RECORDED DATA:
========================
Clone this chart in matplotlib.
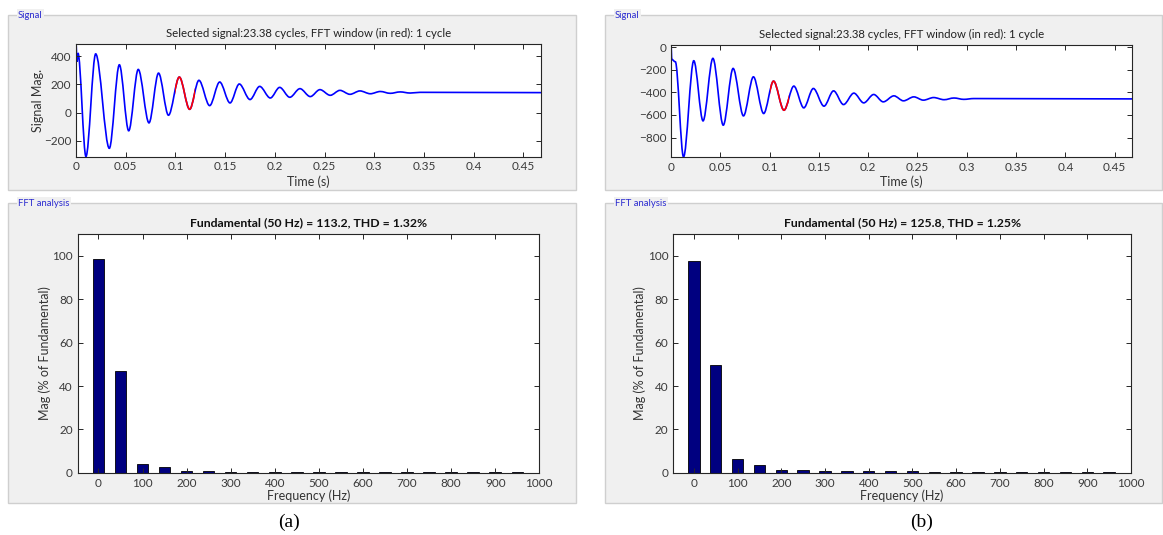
import matplotlib
matplotlib.use('Agg')
import matplotlib.pyplot as plt
import numpy as np
from matplotlib.path import Path
from matplotlib.patches import PathPatch, Rectangle

plt.rcParams['font.family'] = ['Lato', 'DejaVu Sans']

W, H = 1163, 535

# signal (a): peaks / troughs (time s, value)
t_a = [0, 0.001, 0.002, 0.0100, 0.0198, 0.0335, 0.0436, 0.0530, 0.0626, 0.0734,
       0.0830, 0.0930, 0.1039, 0.1143, 0.1236, 0.1344, 0.1445, 0.1549, 0.1642,
       0.1750, 0.1847, 0.1954, 0.2048, 0.2150, 0.2252, 0.2356, 0.2453, 0.2557,
       0.2654, 0.2755, 0.2855, 0.296, 0.306, 0.316, 0.326, 0.336, 0.346, 0.4676]
v_a = [485, 360, 420, -311, 415, -253, 338, -129, 305, -73,
       279, -19, 251, 23, 228, 49, 216, 68, 202,
       92, 185, 103, 178, 108, 169, 113, 162, 122,
       157, 129, 153, 133, 149, 136, 146, 138, 143, 141]

# signal (b)
t_b = [0, 0.0008, 0.0044, 0.0127, 0.0231, 0.0325, 0.0425, 0.0530, 0.0630, 0.0735,
       0.0836, 0.0940, 0.1040, 0.1146, 0.1246, 0.1347, 0.1444, 0.1552, 0.1649,
       0.1750, 0.1855, 0.1955, 0.2056, 0.2153, 0.2261, 0.2358, 0.2463, 0.2560,
       0.2664, 0.277, 0.287, 0.297, 0.307, 0.4676]
v_b = [18, -110, -130, -971, -121, -652, -100, -690, -189, -608,
       -263, -587, -301, -558, -345, -537, -366, -522, -387,
       -508, -407, -493, -419, -484, -431, -475, -440, -469,
       -446, -465, -450, -462, -455, -458]

fft_window = (0.10, 0.12)
t_end = 0.4676

harmonics = [0, 50, 100, 150, 200, 250, 300, 350, 400, 450,
             500, 550, 600, 650, 700, 750, 800, 850, 900, 950]
mag_a = [98.6, 46.8, 4.2, 2.4, 1.0, 0.9, 0.5, 0.3, 0.5, 0.3,
         0.5, 0.3, 0.4, 0.3, 0.4, 0.3, 0.4, 0.3, 0.4, 0.3]
mag_b = [97.7, 49.5, 6.4, 3.4, 1.4, 1.4, 1.0, 0.9, 1.0, 0.9,
         1.0, 0.5, 0.5, 0.5, 0.5, 0.5, 0.5, 0.5, 0.5, 0.5]

sig_title = 'Selected signal:23.38 cycles, FFT window (in red): 1 cycle'
fft_title_a = 'Fundamental (50 Hz) = 113.2, THD = 1.32%'
fft_title_b = 'Fundamental (50 Hz) = 125.8, THD = 1.25%'


def box(x0, y0, x1, y1):
    return [x0 / W, 1 - y1 / H, (x1 - x0) / W, (y1 - y0) / H]


def smooth_path(t, v):
    # cubic segments with flat tangents at each peak / trough
    verts = [(t[0], v[0])]
    codes = [Path.MOVETO]
    for i in range(1, len(t)):
        dt = t[i] - t[i - 1]
        verts += [(t[i - 1] + dt / 3, v[i - 1]), (t[i] - dt / 3, v[i]), (t[i], v[i])]
        codes += [Path.CURVE4] * 3
    return Path(verts, codes)


def style_axes(ax):
    ax.set_facecolor('white')
    ax.tick_params(direction='in', top=True, right=True, length=3.5, width=0.7,
                   labelsize=8.5, labelcolor='#3a3a3a', color='#262626')
    for s in ax.spines.values():
        s.set_color('#262626')
        s.set_linewidth(0.8)


def panel(fig, x0, y0, x1, y1, label):
    r = Rectangle((x0 / W, 1 - y1 / H), (x1 - x0) / W, (y1 - y0) / H,
                  transform=fig.transFigure, facecolor='#f0f0f0',
                  edgecolor='#cfcfcf', lw=1.0, zorder=-5)
    fig.patches.append(r)
    fig.text((x0 + 10) / W, 1 - y0 / H, label, fontsize=6.8, color='#2a2ad0',
             va='center', ha='left',
             bbox=dict(facecolor='#f0f0f0', edgecolor='none', pad=1.0))


def signal_plot(ax, t, v, ylim, yticks, ylabel):
    path = smooth_path(t, v)
    ax.add_patch(PathPatch(path, fill=False, edgecolor='blue', lw=1.2))
    red = PathPatch(path, fill=False, edgecolor='red', lw=1.2)
    clip = Rectangle((fft_window[0], ylim[0]), fft_window[1] - fft_window[0],
                     ylim[1] - ylim[0], transform=ax.transData)
    ax.add_patch(red)
    red.set_clip_path(clip)
    ax.set_xlim(0, t_end)
    ax.set_ylim(*ylim)
    ax.set_xticks(np.arange(0, 0.46, 0.05))
    ax.set_xticklabels(['0', '0.05', '0.1', '0.15', '0.2', '0.25', '0.3', '0.35', '0.4', '0.45'])
    ax.set_yticks(yticks)
    ax.set_title(sig_title, fontsize=8.2, color='#222222', pad=5)
    ax.set_xlabel('Time (s)', fontsize=9, color='#333333', labelpad=2)
    if ylabel:
        ax.set_ylabel(ylabel, fontsize=9, color='#333333', labelpad=0)
    style_axes(ax)


def fft_plot(ax, mags, title):
    ax.bar(harmonics, mags, width=26, color='#000080', edgecolor='black', lw=0.6)
    ax.set_xlim(-47, 1000)
    ax.set_ylim(0, 110)
    ax.set_xticks(np.arange(0, 1001, 100))
    ax.set_yticks(np.arange(0, 101, 20))
    ax.set_title(title, fontsize=8.8, fontweight='bold', color='#111111', pad=6)
    ax.set_xlabel('Frequency (Hz)', fontsize=9, color='#333333', labelpad=1)
    ax.set_ylabel('Mag (% of Fundamental)', fontsize=9, color='#333333', labelpad=1)
    style_axes(ax)


fig = plt.figure(figsize=(W / 100, H / 100), dpi=100)
fig.patch.set_facecolor('white')

panel(fig, 8, 15, 576, 190, 'Signal')
panel(fig, 8, 203, 576, 503, 'FFT analysis')
panel(fig, 605, 15, 1162, 190, 'Signal')
panel(fig, 605, 203, 1162, 503, 'FFT analysis')

ax1 = fig.add_axes(box(76, 44, 541, 156.5))
signal_plot(ax1, t_a, v_a, (-311, 485), [-200, 0, 200, 400], 'Signal Mag.')

ax2 = fig.add_axes(box(671, 45, 1132, 157))
signal_plot(ax2, t_b, v_b, (-971, 18), [-800, -600, -400, -200, 0], None)

ax3 = fig.add_axes(box(77.7, 234.3, 539.3, 472.7))
fft_plot(ax3, mag_a, fft_title_a)

ax4 = fig.add_axes(box(673.3, 234.3, 1131, 472.7))
fft_plot(ax4, mag_b, fft_title_b)

fig.text(289 / W, 1 - 522 / H, '(a)', fontsize=14, family=['Liberation Serif'],
         ha='center', va='center')
fig.text(922 / W, 1 - 522 / H, '(b)', fontsize=14, family=['Liberation Serif'],
         ha='center', va='center')

fig.savefig('out.png', dpi=100)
========================
STATED PROBLEM: Return only the lines from the start of the data through the line that contains "t_end = 0.4676", please, copying them exactly and omitting all pictures.

TASK RESPONSE:
Clone this chart in matplotlib.
import matplotlib
matplotlib.use('Agg')
import matplotlib.pyplot as plt
import numpy as np
from matplotlib.path import Path
from matplotlib.patches import PathPatch, Rectangle

plt.rcParams['font.family'] = ['Lato', 'DejaVu Sans']

W, H = 1163, 535

# signal (a): peaks / troughs (time s, value)
t_a = [0, 0.001, 0.002, 0.0100, 0.0198, 0.0335, 0.0436, 0.0530, 0.0626, 0.0734,
       0.0830, 0.0930, 0.1039, 0.1143, 0.1236, 0.1344, 0.1445, 0.1549, 0.1642,
       0.1750, 0.1847, 0.1954, 0.2048, 0.2150, 0.2252, 0.2356, 0.2453, 0.2557,
       0.2654, 0.2755, 0.2855, 0.296, 0.306, 0.316, 0.326, 0.336, 0.346, 0.4676]
v_a = [485, 360, 420, -311, 415, -253, 338, -129, 305, -73,
       279, -19, 251, 23, 228, 49, 216, 68, 202,
       92, 185, 103, 178, 108, 169, 113, 162, 122,
       157, 129, 153, 133, 149, 136, 146, 138, 143, 141]

# signal (b)
t_b = [0, 0.0008, 0.0044, 0.0127, 0.0231, 0.0325, 0.0425, 0.0530, 0.0630, 0.0735,
       0.0836, 0.0940, 0.1040, 0.1146, 0.1246, 0.1347, 0.1444, 0.1552, 0.1649,
       0.1750, 0.1855, 0.1955, 0.2056, 0.2153, 0.2261, 0.2358, 0.2463, 0.2560,
       0.2664, 0.277, 0.287, 0.297, 0.307, 0.4676]
v_b = [18, -110, -130, -971, -121, -652, -100, -690, -189, -608,
       -263, -587, -301, -558, -345, -537, -366, -522, -387,
       -508, -407, -493, -419, -484, -431, -475, -440, -469,
       -446, -465, -450, -462, -455, -458]

fft_window = (0.10, 0.12)
t_end = 0.4676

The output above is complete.